Perché lo fece? Le circostanze e le ragioni del suicidio sono rimaste in verità poco chiare. Van Gogh soffriva di disturbi psichici e dall’oppressione della tristezza non riuscì mai a liberarsi: questo è indubbio. Ma aveva coscienza di essere il pittore del futuro. Venuto al mondo con la missione di esprimere arte, fare dell’arte un dogma. Missione che, a trentasette anni, lui ritiene compiuta. Aveva venduto un solo quadro? Non era stato capito? Sarebbe stato il futuro a rendergli giustizia. Renderla al suo grande talento. D’altra parte riteneva un furto il commercio dell’arte.

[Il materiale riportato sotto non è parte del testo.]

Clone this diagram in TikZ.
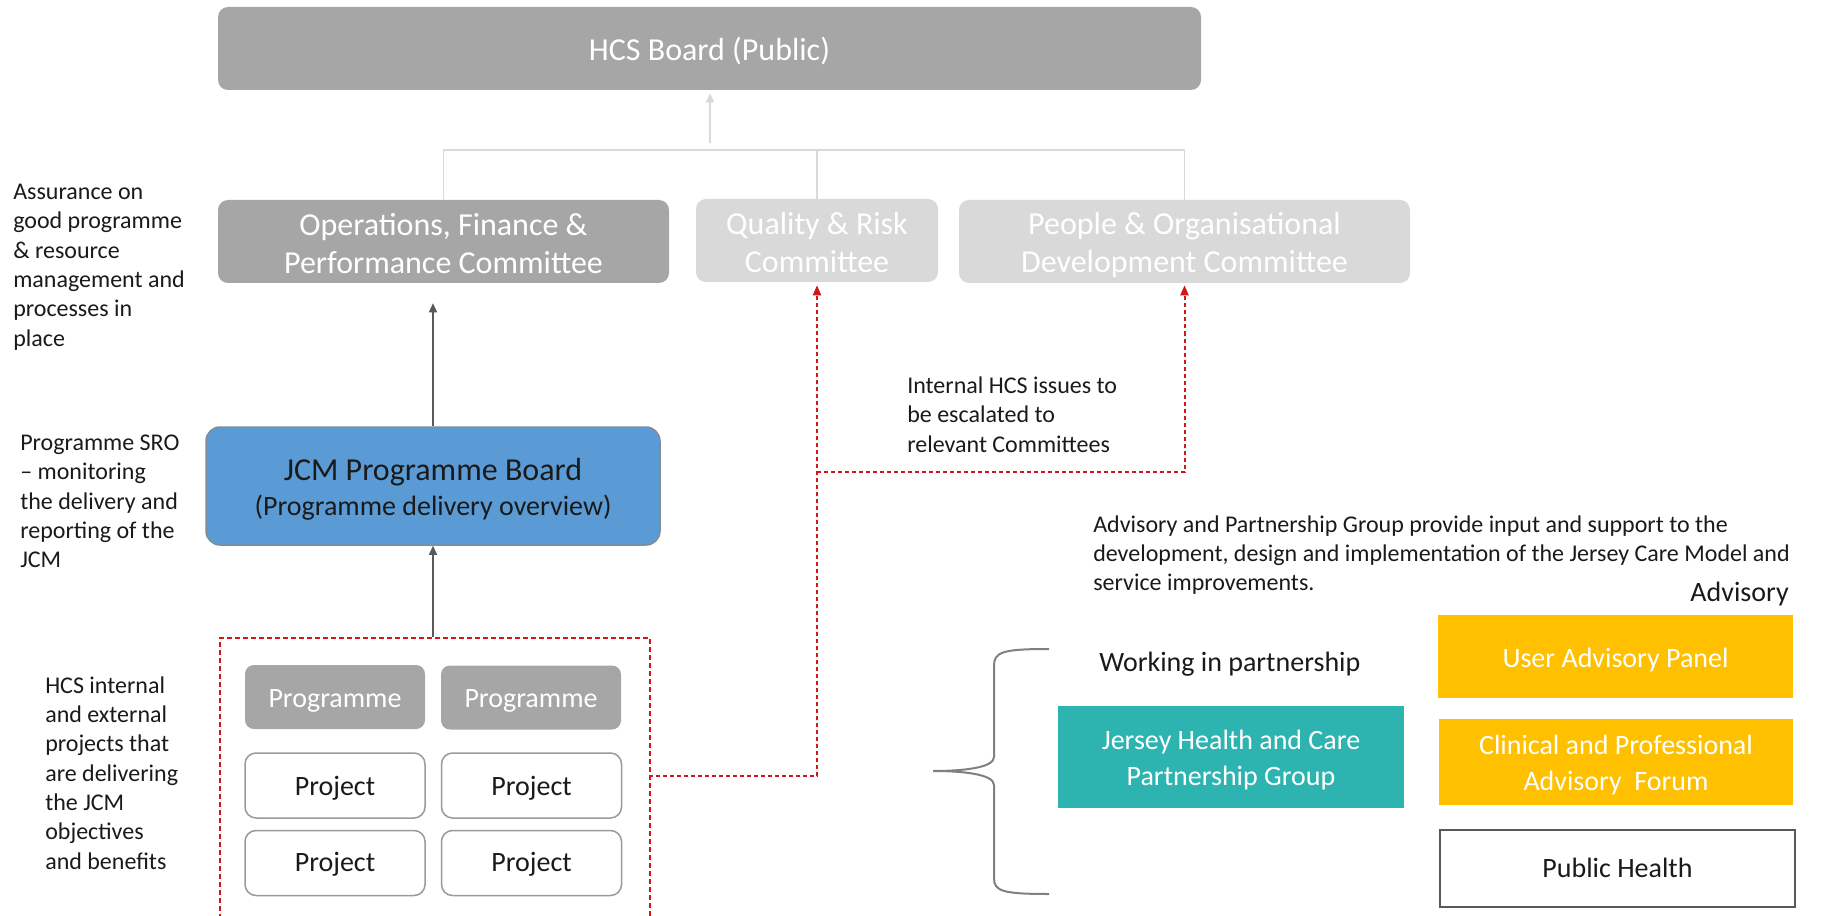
\documentclass[tikz,border=0pt]{standalone}
\usepackage{fontspec}
\setmainfont{Carlito}
\usetikzlibrary{arrows.meta}
\definecolor{boxgray}{HTML}{A6A6A6}
\definecolor{lightbox}{HTML}{D9D9D9}
\definecolor{jcmblue}{HTML}{5B9BD5}
\definecolor{jcmedge}{HTML}{7F8C99}
\definecolor{darkline}{HTML}{595959}
\definecolor{redline}{HTML}{D01818}
\definecolor{tealbox}{HTML}{2DB4B0}
\definecolor{ambbox}{HTML}{FFC000}
\definecolor{projedge}{HTML}{9A9A9A}
\definecolor{txt}{HTML}{1A1A1A}
\newcommand\szL{\fontsize{24}{28.5}\selectfont}
\newcommand\szM{\fontsize{21}{26.6}\selectfont}
\newcommand\szS{\fontsize{18}{22}\selectfont}
\begin{document}
\begin{tikzpicture}[x=0.75pt,y=-0.75pt,
  gbox/.style={fill=boxgray, rounded corners=7.5pt, inner sep=0pt},
  lbox/.style={fill=lightbox, rounded corners=7.5pt, inner sep=0pt},
  projbox/.style={draw=projedge, line width=1.125pt, fill=white, rounded corners=8.25pt, inner sep=0pt, minimum width=135pt, minimum height=48.75pt},
  progbox/.style={gbox, rounded corners=6.75pt, minimum width=135pt, minimum height=48pt},
  abox/.style={fill=ambbox, inner sep=0pt},
  wtxt/.style={inner sep=0pt, align=center, text=white},
  btxt/.style={inner sep=0pt, align=center, text=txt},
  note/.style={inner sep=0pt, align=left, text=txt, font=\szS},
  lgline/.style={draw=lightbox, line width=1.125pt},
  dgarrow/.style={draw=darkline, line width=1.125pt, -{Triangle[length=6.75pt,width=6pt]}},
  redarrow/.style={draw=redline, line width=1.5pt, dash pattern=on 3pt off 2.25pt, -{Triangle[length=7.5pt,width=6pt,fill=redline]}},
]
\useasboundingbox (0,0) rectangle (1821,916);

% top board and committees
\node[gbox, minimum width=737.25pt, minimum height=62.25pt] (hcs) at (709.5,48.5) {};
\node[wtxt, font=\szL] (hcs-t) at ([yshift=-1.7pt]hcs.center) {HCS Board (Public)};
\node[gbox, minimum width=338.25pt, minimum height=62.25pt] (ops) at (443.5,241.5) {};
\node[wtxt, font=\szL] (ops-t) at ([yshift=-1.7pt]ops.center) {Operations, Finance \&\\Performance Committee};
\node[lbox, minimum width=181.5pt, minimum height=62.25pt] (qr) at (817,240.5) {};
\node[wtxt, font=\szL] (qr-t) at ([yshift=-1.7pt]qr.center) {Quality \& Risk\\Committee};
\node[lbox, minimum width=338.25pt, minimum height=62.25pt] (peo) at (1184.5,241.5) {};
\node[wtxt, font=\szL] (peo-t) at ([yshift=-2.6pt]peo.center) {People \& Organisational\\Development Committee};

% committee tree to board
\coordinate (treejoin) at (710,150);
\draw[lgline] (ops.north) |- (treejoin) -| (peo.north);
\draw[lgline] (qr.north) -- (qr.north |- treejoin);
\draw[lgline, -{Triangle[length=6.75pt,width=6pt]}, shorten >=2.25pt] ([yshift=5.25pt]treejoin) -- (treejoin |- hcs.south);

% JCM programme board
\node[fill=jcmblue, draw=jcmedge, line width=1.125pt, rounded corners=10.5pt, minimum width=340.5pt, minimum height=88.5pt, inner sep=0pt] (jcm) at (433,486) {};
\node[btxt] (jcm-t) at ([yshift=-2.5pt]jcm.center) {{\szL JCM Programme Board}\\[5.75pt]{\szM (Programme delivery overview)}};
\draw[dgarrow, shorten >=15pt] (jcm.north) -- (jcm.north |- ops.south);

% programme / project group
\node[draw=redline, line width=1.5pt, dash pattern=on 3.75pt off 2.25pt, minimum width=322.5pt, minimum height=240pt, inner sep=0pt, anchor=north west] (grp) at (219,637) {};
\draw[dgarrow] (grp.north -| jcm.south) -- (jcm.south);
\node[progbox] (prog1) at (335,697) {};
\node[wtxt, font=\szM] (prog1-t) at ([yshift=-2.6pt]prog1.center) {Programme};
\node[progbox] (prog2) at (531,697.5) {};
\node[wtxt, font=\szM] (prog2-t) at ([yshift=-2.6pt]prog2.center) {Programme};
\node[projbox] (proj1) at (335,785.5) {};
\node[btxt, font=\szM] (proj1-t) at ([yshift=-1.9pt]proj1.center) {Project};
\node[projbox] (proj2) at (531.5,785.5) {};
\node[btxt, font=\szM] (proj2-t) at ([yshift=-1.9pt]proj2.center) {Project};
\node[projbox] (proj3) at (335,863) {};
\node[btxt, font=\szM] (proj3-t) at ([yshift=-1.2pt]proj3.center) {Project};
\node[projbox] (proj4) at (531.5,863) {};
\node[btxt, font=\szM] (proj4-t) at ([yshift=-1.2pt]proj4.center) {Project};

% escalation lines
\coordinate (redA) at (649,776);
\coordinate (redB) at (817,472);
\draw[redarrow, shorten >=2.25pt] (redA) -| (qr.south);
\draw[redarrow, shorten >=1.5pt] (redB) -| (peo.south);

% left annotations
\node[note, anchor=west] (n1) at (13,267) {Assurance on\\good programme\\\& resource\\management and\\processes in\\place};
\node[note, anchor=west] (n2) at (20,501.5) {Programme SRO\\– monitoring\\the delivery and\\reporting of the\\JCM};
\node[note, anchor=west] (n3) at (45,773) {HCS internal\\and external\\projects that\\are delivering\\the JCM\\objectives\\and benefits};
\node[note, anchor=west] (n4) at (907,414.5) {Internal HCS issues to\\be escalated to\\relevant Committees};

% advisory and partnership
\node[note, anchor=west] (n5) at (1093,555) {Advisory and Partnership Group provide input and support to the\\development, design and implementation of the Jersey Care Model and\\service improvements.};
\node[inner sep=0pt, text=txt, font=\szM, anchor=east] (advlab) at (1789,594) {Advisory};
\node[inner sep=0pt, text=txt, font=\szM, anchor=west] (wip) at (1099,664) {Working in partnership};
\node[fill=tealbox, inner sep=0pt, minimum width=259.5pt, minimum height=76.5pt] (jhc) at (1231,757) {};
\node[wtxt, font=\szM] (jhc-t) at ([yshift=-2.25pt]jhc.center) {Jersey Health and Care\\Partnership Group};
\node[abox, minimum width=266.25pt, minimum height=62.25pt] (uap) at (1615.5,656.5) {};
\node[wtxt, font=\szM] (uap-t) at ([yshift=-2.6pt]uap.center) {User Advisory Panel};
\node[abox, minimum width=265.5pt, minimum height=64.5pt] (cpaf) at (1616,762) {};
\node[wtxt, font=\szM] (cpaf-t) at ([yshift=-2.25pt]cpaf.center) {Clinical and Professional\\Advisory\ \ Forum};
\node[draw=darkline, line width=1.5pt, fill=white, inner sep=0pt, minimum width=266.25pt, minimum height=57.75pt] (ph) at (1617.5,868.5) {};
\node[btxt, font=\szM] (ph-t) at ([yshift=0.75pt]ph.center) {Public Health};

% brace
\draw[draw=gray, line width=1.5pt] (1049,649) .. controls (1002,649) and (994,652) .. (994,666) -- (994,757)
  .. controls (994,768) and (962,771) .. (933,771) .. controls (962,771) and (994,774) .. (994,785)
  -- (994,878) .. controls (994,891) and (1002,894) .. (1049,894);
\end{tikzpicture}
\end{document}
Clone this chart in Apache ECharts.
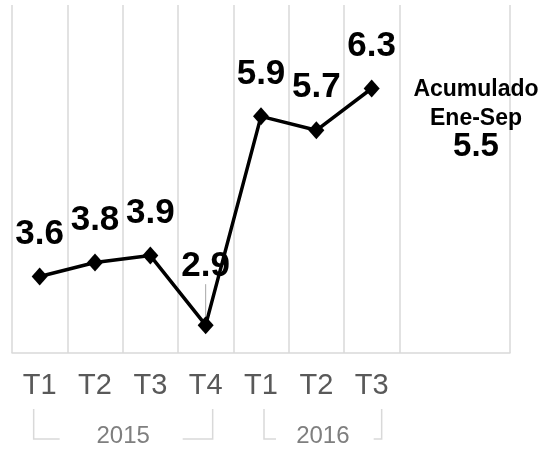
<!DOCTYPE html>
<html lang="es">
<head>
<meta charset="utf-8">
<title>Crecimiento trimestral</title>
<script src="https://cdn.jsdelivr.net/npm/echarts@6/dist/echarts.min.js"></script>
<style>
    html, body { margin: 0; padding: 0; background: #fff; }
    #chart { width: 546px; height: 450px; }
</style>
</head>
<body>
<div id="chart"></div>
<script>
    // trimestres (los dos últimos huecos quedan vacíos)
    var quarters = ['T1', 'T2', 'T3', 'T4', 'T1', 'T2', 'T3', '', ''];
    var values = [3.6, 3.8, 3.9, 2.9, 5.9, 5.7, 6.3];
    var years = ['2015', '2016'];
    var yearFrom = [0, 4];
    var yearTo = [3, 6];
    var accumTitle = ['Acumulado', 'Ene-Sep'];
    var accumValue = '5.5';

    var font = "'Liberation Sans', Arial, sans-serif";
    var grey = '#d9d9d9';
    var chart = echarts.init(document.getElementById('chart'));

    var lineData = values.map(function (v, i) {
        if (i === 3) {
            // etiqueta del 2.9 más arriba con línea guía
            return {
                value: v,
                label: {distance: 32},
                labelLine: {show: true, lineStyle: {color: '#a6a6a6', width: 1}}
            };
        }
        return v;
    });

    chart.setOption({
        animation: false,
        grid: {left: 12, right: 36, top: 5, bottom: 97},
        xAxis: {
            type: 'category',
            data: quarters,
            boundaryGap: true,
            axisLine: {lineStyle: {color: grey, width: 1.5}},
            axisTick: {length: 9, interval: 0, lineStyle: {color: grey, width: 1.5}},
            axisLabel: {interval: 0, margin: 18, color: '#595959', fontSize: 29, fontFamily: font},
            splitLine: {
                show: true,
                interval: function (i) { return i !== 8; },
                lineStyle: {color: grey, width: 1.5}
            }
        },
        yAxis: {type: 'value', min: 2.5, max: 7.5, show: false},
        series: [{
            type: 'line',
            data: lineData,
            symbol: 'diamond',
            symbolSize: [16, 18],
            itemStyle: {color: '#000'},
            lineStyle: {color: '#000', width: 3.5},
            label: {
                show: true, position: 'top', distance: 16,
                color: '#000', fontSize: 35, fontWeight: 'bold', fontFamily: font
            }
        }]
    });

    // corchetes de los años bajo el eje
    var axisY = chart.convertToPixel({yAxisIndex: 0}, 2.5);
    var pad = [[-6, 7], [3, 10]];
    var seg = [[26, 30], [12, 8]];
    var brTop = axisY + 56, brBottom = axisY + 86;
    var graphics = [];

    years.forEach(function (y, k) {
        var x0 = chart.convertToPixel({xAxisIndex: 0}, yearFrom[k]) + pad[k][0];
        var x1 = chart.convertToPixel({xAxisIndex: 0}, yearTo[k]) + pad[k][1];
        graphics.push({
            type: 'polyline', silent: true,
            shape: {points: [[x0 + seg[k][0], brBottom], [x0, brBottom], [x0, brTop]]},
            style: {stroke: grey, lineWidth: 1.5, fill: null}
        });
        graphics.push({
            type: 'polyline', silent: true,
            shape: {points: [[x1 - seg[k][1], brBottom], [x1, brBottom], [x1, brTop]]},
            style: {stroke: grey, lineWidth: 1.5, fill: null}
        });
        graphics.push({
            type: 'text', silent: true,
            x: (x0 + x1) / 2, y: brBottom - 3,
            style: {
                text: y, fill: '#7f7f7f', font: '24px ' + font,
                textAlign: 'center', verticalAlign: 'middle'
            }
        });
    });

    // nota del acumulado
    var noteX = 476;
    accumTitle.forEach(function (t, k) {
        graphics.push({
            type: 'text', silent: true,
            x: noteX, y: 90 + k * 28.5,
            style: {
                text: t, fill: '#000', font: 'bold 23px ' + font,
                textAlign: 'center', verticalAlign: 'middle'
            }
        });
    });
    graphics.push({
        type: 'text', silent: true,
        x: noteX, y: 147,
        style: {
            text: accumValue, fill: '#000', font: 'bold 33px ' + font,
            textAlign: 'center', verticalAlign: 'middle'
        }
    });

    chart.setOption({graphic: graphics});
</script>
</body>
</html>
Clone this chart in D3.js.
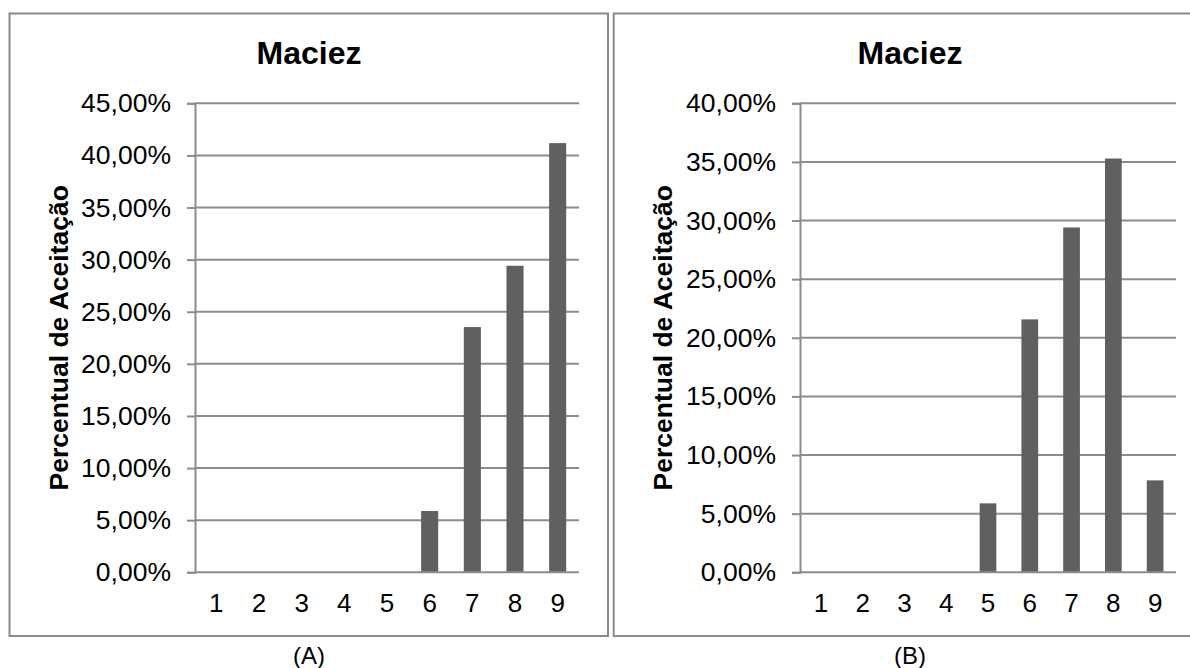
<!DOCTYPE html>
<html>
<head>
<meta charset="utf-8">
<script src="https://cdn.jsdelivr.net/npm/d3@7"></script>
<style>
  html, body { margin: 0; padding: 0; background: #fff; }
  svg { display: block; font-family: "Liberation Sans", Arial, sans-serif; }
</style>
</head>
<body>
<svg id="chart" width="1190" height="668"></svg>
<script>
// Scores on the hedonic scale
const categories = ["1", "2", "3", "4", "5", "6", "7", "8", "9"];
// Acceptance share per score, panel A (n = 17)
const valuesA = [0, 0, 0, 0, 0, 0.0588, 0.2353, 0.2941, 0.4118];
// Acceptance share per score, panel B (n = 51)
const valuesB = [0, 0, 0, 0, 0.0588, 0.2157, 0.2941, 0.3529, 0.0784];
// Y-axis ticks
const ticksA = [0, 0.05, 0.10, 0.15, 0.20, 0.25, 0.30, 0.35, 0.40, 0.45];
const ticksB = [0, 0.05, 0.10, 0.15, 0.20, 0.25, 0.30, 0.35, 0.40];
const chartTitle = "Maciez";
const yTitle = "Percentual de Aceitação";
const panelLabels = ["(A)", "(B)"];

const locale = d3.formatLocale({ decimal: ",", thousands: ".", grouping: [3], currency: ["", ""] });
const pct = locale.format(".2%");

const svg = d3.select("#chart");
const gridColor = "#8c8c8c";
const barColor = "#606060";
const fontFamily = "\"Liberation Sans\", Arial, sans-serif";

function panel(cfg) {
  const g = svg.append("g");

  // outer frame
  g.append("rect")
    .attr("x", cfg.frame[0]).attr("y", cfg.frame[1])
    .attr("width", cfg.frame[2] - cfg.frame[0]).attr("height", cfg.frame[3] - cfg.frame[1])
    .attr("fill", "none").attr("stroke", "#8a8a8a").attr("stroke-width", 2);

  const x = d3.scaleBand().domain(categories).range([cfg.left, cfg.right]).paddingInner(0.6).paddingOuter(0.3);
  const y = d3.scaleLinear().domain([0, cfg.ticks[cfg.ticks.length - 1]]).range([cfg.bottom, cfg.top]);

  // horizontal gridlines
  g.append("g").selectAll("line").data(cfg.ticks.filter(t => t > 0)).join("line")
    .attr("x1", cfg.left).attr("x2", cfg.right)
    .attr("y1", d => y(d)).attr("y2", d => y(d))
    .attr("stroke", gridColor).attr("stroke-width", 2);

  // bars
  g.append("g").selectAll("rect").data(cfg.values).join("rect")
    .attr("x", (d, i) => x(categories[i]))
    .attr("width", x.bandwidth())
    .attr("y", d => y(d))
    .attr("height", d => y(0) - y(d))
    .attr("fill", barColor);

  // y axis
  const yAxis = d3.axisLeft(y).tickValues(cfg.ticks).tickFormat(pct).tickSize(8).tickPadding(16);
  const ya = g.append("g").attr("transform", `translate(${cfg.left},0)`).call(yAxis);
  ya.select(".domain").attr("stroke", gridColor).attr("stroke-width", 2);
  ya.selectAll(".tick line").attr("stroke", gridColor).attr("stroke-width", 2);
  ya.selectAll(".tick text").attr("fill", "#000").attr("font-size", 26.5)
    .attr("font-family", fontFamily);

  // x axis
  const xAxis = d3.axisBottom(x).tickSize(0).tickPadding(21);
  const xa = g.append("g").attr("transform", `translate(0,${cfg.bottom})`).call(xAxis);
  xa.select(".domain").attr("stroke", gridColor).attr("stroke-width", 2)
    .attr("d", `M${cfg.left},0H${cfg.right}`);
  xa.selectAll(".tick text").attr("fill", "#000").attr("font-size", 26)
    .attr("font-family", fontFamily);

  // chart title
  g.append("text")
    .attr("x", cfg.titleX).attr("y", 64)
    .attr("text-anchor", "middle")
    .attr("font-size", 32).attr("font-weight", "bold")
    .text(chartTitle);

  // y-axis title
  g.append("text")
    .attr("transform", `translate(${cfg.yTitleX},${(cfg.top + cfg.bottom) / 2}) rotate(-90)`)
    .attr("text-anchor", "middle")
    .attr("font-size", 26.5).attr("font-weight", "bold")
    .text(yTitle);

  // panel caption
  svg.append("text")
    .attr("x", cfg.titleX).attr("y", 664)
    .attr("text-anchor", "middle")
    .attr("font-size", 24)
    .text(cfg.label);
}

panel({
  frame: [9.5, 13.5, 608, 636],
  left: 195, right: 579, top: 103.3, bottom: 572.3,
  ticks: ticksA, values: valuesA,
  titleX: 309, yTitleX: 68, label: panelLabels[0]
});

panel({
  frame: [613.7, 13.5, 1207, 636],
  left: 800, right: 1176, top: 103.3, bottom: 572.3,
  ticks: ticksB, values: valuesB,
  titleX: 910, yTitleX: 672, label: panelLabels[1]
});
</script>
</body>
</html>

Nel 1889, durante un soggiorno all’ospedale di Saint-Rémy e dopo tante notti interamente trascorse ad osservare il cielo, realizzò uno dei suoi dipinti più celebri: Notte stellata. In cui, secondo gli esperti, è visibile il contrasto tra l’immobilità della notte e l’energia delle stelle. Al fratello Theo, che non gli fece mai mancare il proprio sostegno morale economico e affettivo, scriveva che nelle sue opere doveva esserci il pensiero, l’anima del modello: il matrimonio di due colori esprimeva l’amore di due innamorati; l’irradiazione del sole calante esprimeva l’ardore umano; e una stella nel cielo la speranza. Per Van Gogh, pur dopo cento anni, i suoi quadri (ut pictura poesis) dovevano conservare intatte queste emozioni originarie.